Requirements:
Write every line out verbatim and omit the pictures.

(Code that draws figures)
'''
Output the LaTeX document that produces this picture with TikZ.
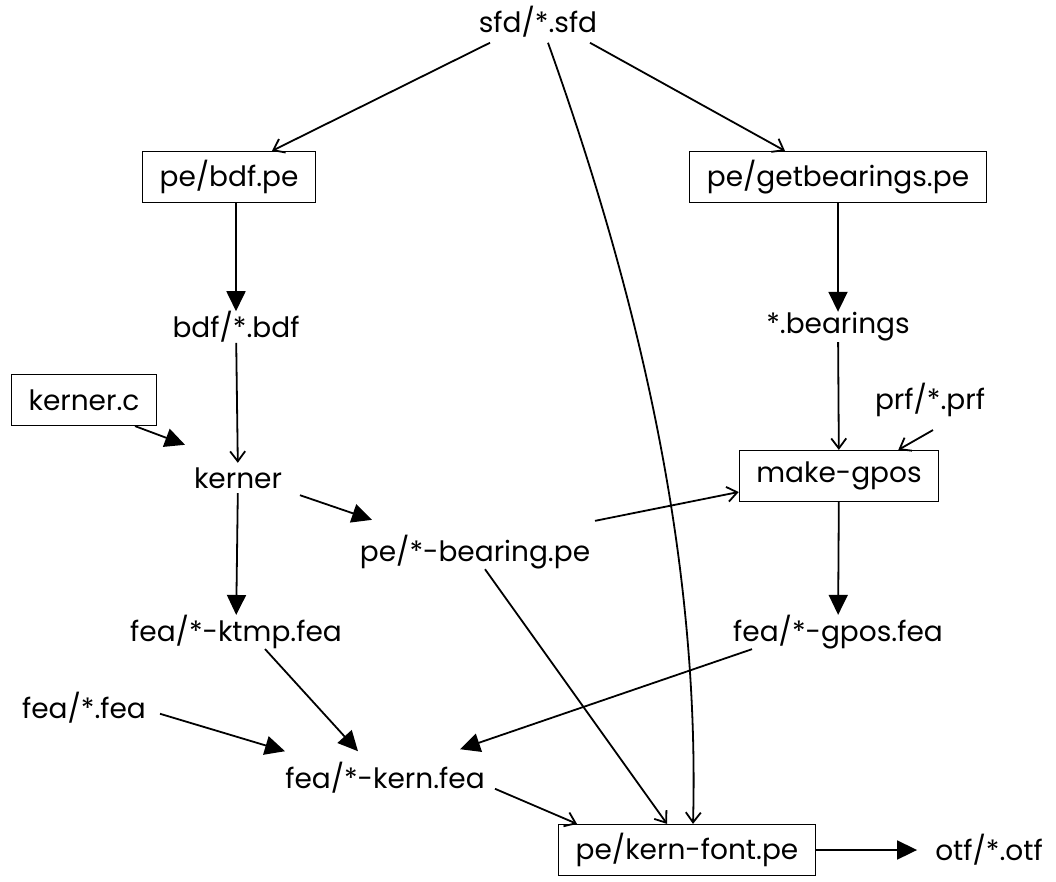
\documentclass[tikz,border=0pt]{standalone}
\usepackage{fontspec}
\setmainfont{Poppins}
\usetikzlibrary{arrows.meta}
\begin{document}
\begin{tikzpicture}[x=1pt,y=-1pt,
  every node/.style={font=\fontsize{28}{33}\selectfont, inner sep=0pt},
  boxed/.style={draw, line width=1.2pt, minimum height=51pt, inner xsep=17pt},
  plain/.style={minimum height=30pt},
  heavy/.style={line width=1.8pt, -{Triangle[length=20pt,width=19pt]}},
  light/.style={line width=1.8pt, -{Straight Barb[length=10pt,width=15pt,line width=1.8pt]}}]
\useasboundingbox (0,0) rectangle (1056,882);
\node[plain] (sfd) at (538,22) {sfd/*.sfd};
\node[boxed] (bdfpe) at (229,177) {pe/bdf.pe};
\node[boxed] (getb) at (838,177) {pe/getbearings.pe};
\node[plain] (bdf) at (236,327) {bdf/*.bdf};
\node[plain] (bear) at (838,327) {*.bearings};
\node[boxed] (kc) at (84,400) {kerner.c};
\node[plain] (prf) at (930,400) {prf/*.prf};
\node[plain] (kerner) at (238,478) {kerner};
\node[boxed] (mg) at (839,476) {make-gpos};
\node[plain] (pbear) at (475,552) {pe/*-bearing.pe};
\node[plain] (ktmp) at (236,632) {fea/*-ktmp.fea};
\node[plain] (gpos) at (838,632) {fea/*-gpos.fea};
\node[plain] (fea) at (84,708) {fea/*.fea};
\node[plain] (kern) at (385,778) {fea/*-kern.fea};
\node[boxed] (kf) at (687,850) {pe/kern-font.pe};
\node[plain] (otf) at (989,850) {otf/*.otf};

\draw[light] ([xshift=-48pt,yshift=-5pt]sfd.south) -- ([xshift=43pt]bdfpe.north);
\draw[light] ([xshift=52pt,yshift=-5pt]sfd.south) -- ([xshift=-53pt]getb.north);
\draw[light] ([xshift=10pt,yshift=-5pt]sfd.south) .. controls (640,300) and (700,560) .. ([xshift=6pt]kf.north);
\draw[heavy] (bdfpe.south -| bdf) -- (bdf);
\draw[heavy] (getb) -- (bear);
\draw[light] (bdf) -- (kerner);
\draw[light] (bear) -- (mg);
\draw[heavy] ([xshift=51pt]kc.south) -- ([xshift=-53pt,yshift=18pt]kerner.north);
\draw[light] ([xshift=3pt,yshift=-13pt]prf.south) -- ([xshift=-41pt]mg.north east);
\draw[heavy] ([xshift=62pt,yshift=-2pt]kerner.south) -- ([xshift=-103pt,yshift=15pt]pbear.north);
\draw[heavy] (kerner) -- (ktmp);
\draw[light] ([xshift=120pt,yshift=14pt]pbear.north) -- ([yshift=-16pt]mg.west);
\draw[light] ([xshift=10pt]pbear.south) -- ([xshift=-20pt]kf.north);
\draw[heavy] (mg) -- (gpos);
\draw[heavy] ([xshift=29pt]ktmp.south) -- ([xshift=-27pt,yshift=11pt]kern.north);
\draw[heavy] ([xshift=76pt,yshift=10pt]fea.south) -- ([xshift=-100pt,yshift=11pt]kern.north);
\draw[heavy] ([xshift=-86pt]gpos.south) -- ([xshift=75pt,yshift=13pt]kern.north);
\draw[light] ([xshift=110pt,yshift=5pt]kern.south) -- ([xshift=-110pt]kf.north);
\draw[heavy] (kf) -- ([xshift=-18pt]otf.west);
\end{tikzpicture}
\end{document}
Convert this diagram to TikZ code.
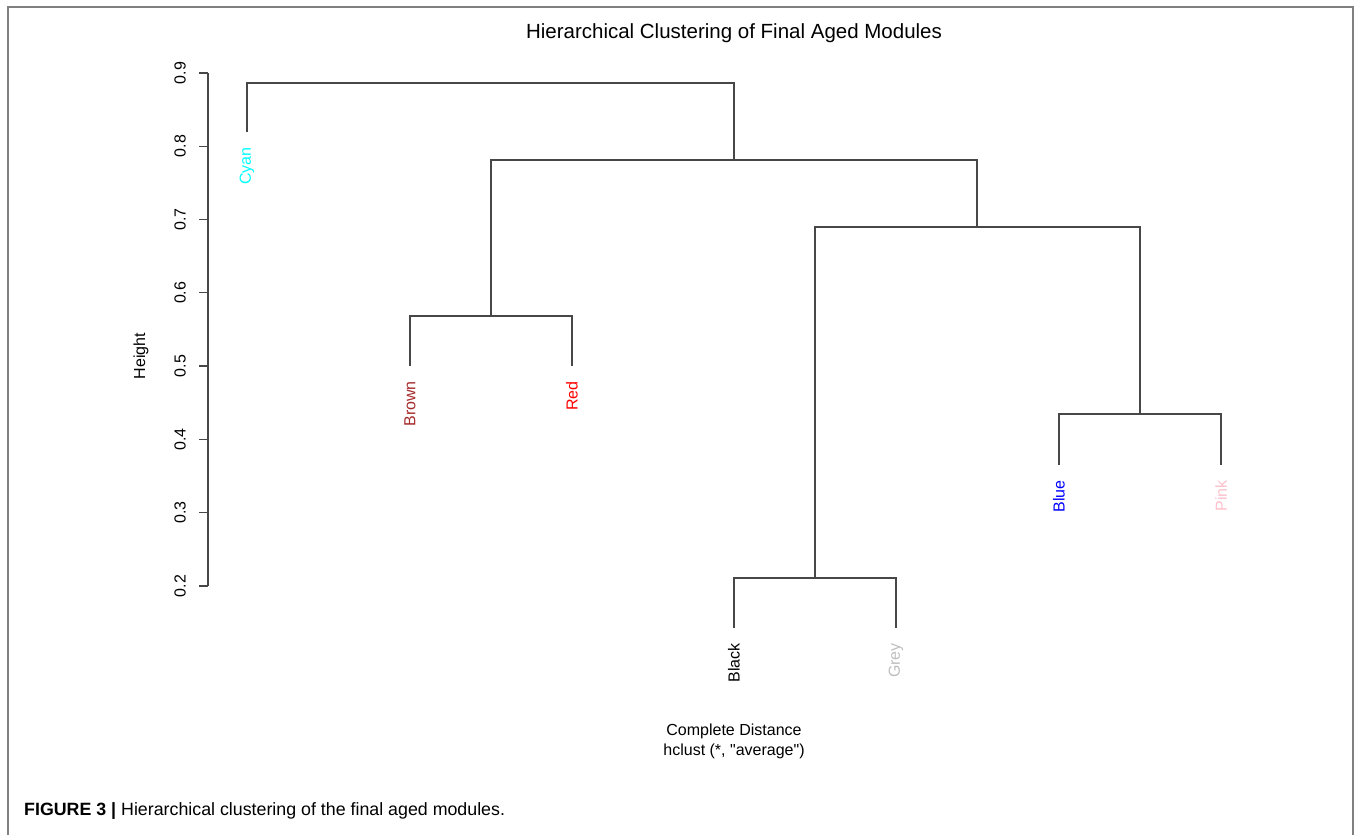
'''
Final result:
Output the LaTeX document that produces this picture with TikZ.
\documentclass[tikz,border=0pt]{standalone}
\usepackage{fontspec}
\setmainfont{Poppins}
\usetikzlibrary{arrows.meta}
\begin{document}
\begin{tikzpicture}[x=1pt,y=-1pt,
  every node/.style={font=\fontsize{28}{33}\selectfont, inner sep=0pt},
  boxed/.style={draw, line width=1.2pt, minimum height=51pt, inner xsep=17pt},
  plain/.style={minimum height=30pt},
  heavy/.style={line width=1.8pt, -{Triangle[length=20pt,width=19pt]}},
  light/.style={line width=1.8pt, -{Straight Barb[length=10pt,width=15pt,line width=1.8pt]}}]
\useasboundingbox (0,0) rectangle (1056,882);
\node[plain] (sfd) at (538,22) {sfd/*.sfd};
\node[boxed] (bdfpe) at (229,177) {pe/bdf.pe};
\node[boxed] (getb) at (838,177) {pe/getbearings.pe};
\node[plain] (bdf) at (236,327) {bdf/*.bdf};
\node[plain] (bear) at (838,327) {*.bearings};
\node[boxed] (kc) at (84,400) {kerner.c};
\node[plain] (prf) at (930,400) {prf/*.prf};
\node[plain] (kerner) at (238,478) {kerner};
\node[boxed] (mg) at (839,476) {make-gpos};
\node[plain] (pbear) at (475,552) {pe/*-bearing.pe};
\node[plain] (ktmp) at (236,632) {fea/*-ktmp.fea};
\node[plain] (gpos) at (838,632) {fea/*-gpos.fea};
\node[plain] (fea) at (84,708) {fea/*.fea};
\node[plain] (kern) at (385,778) {fea/*-kern.fea};
\node[boxed] (kf) at (687,850) {pe/kern-font.pe};
\node[plain] (otf) at (989,850) {otf/*.otf};

\draw[light] ([xshift=-48pt,yshift=-5pt]sfd.south) -- ([xshift=43pt]bdfpe.north);
\draw[light] ([xshift=52pt,yshift=-5pt]sfd.south) -- ([xshift=-53pt]getb.north);
\draw[light] ([xshift=10pt,yshift=-5pt]sfd.south) .. controls (640,300) and (700,560) .. ([xshift=6pt]kf.north);
\draw[heavy] (bdfpe.south -| bdf) -- (bdf);
\draw[heavy] (getb) -- (bear);
\draw[light] (bdf) -- (kerner);
\draw[light] (bear) -- (mg);
\draw[heavy] ([xshift=51pt]kc.south) -- ([xshift=-53pt,yshift=18pt]kerner.north);
\draw[light] ([xshift=3pt,yshift=-13pt]prf.south) -- ([xshift=-41pt]mg.north east);
\draw[heavy] ([xshift=62pt,yshift=-2pt]kerner.south) -- ([xshift=-103pt,yshift=15pt]pbear.north);
\draw[heavy] (kerner) -- (ktmp);
\draw[light] ([xshift=120pt,yshift=14pt]pbear.north) -- ([yshift=-16pt]mg.west);
\draw[light] ([xshift=10pt]pbear.south) -- ([xshift=-20pt]kf.north);
\draw[heavy] (mg) -- (gpos);
\draw[heavy] ([xshift=29pt]ktmp.south) -- ([xshift=-27pt,yshift=11pt]kern.north);
\draw[heavy] ([xshift=76pt,yshift=10pt]fea.south) -- ([xshift=-100pt,yshift=11pt]kern.north);
\draw[heavy] ([xshift=-86pt]gpos.south) -- ([xshift=75pt,yshift=13pt]kern.north);
\draw[light] ([xshift=110pt,yshift=5pt]kern.south) -- ([xshift=-110pt]kf.north);
\draw[heavy] (kf) -- ([xshift=-18pt]otf.west);
\end{tikzpicture}
\end{document}
Convert this diagram to TikZ code.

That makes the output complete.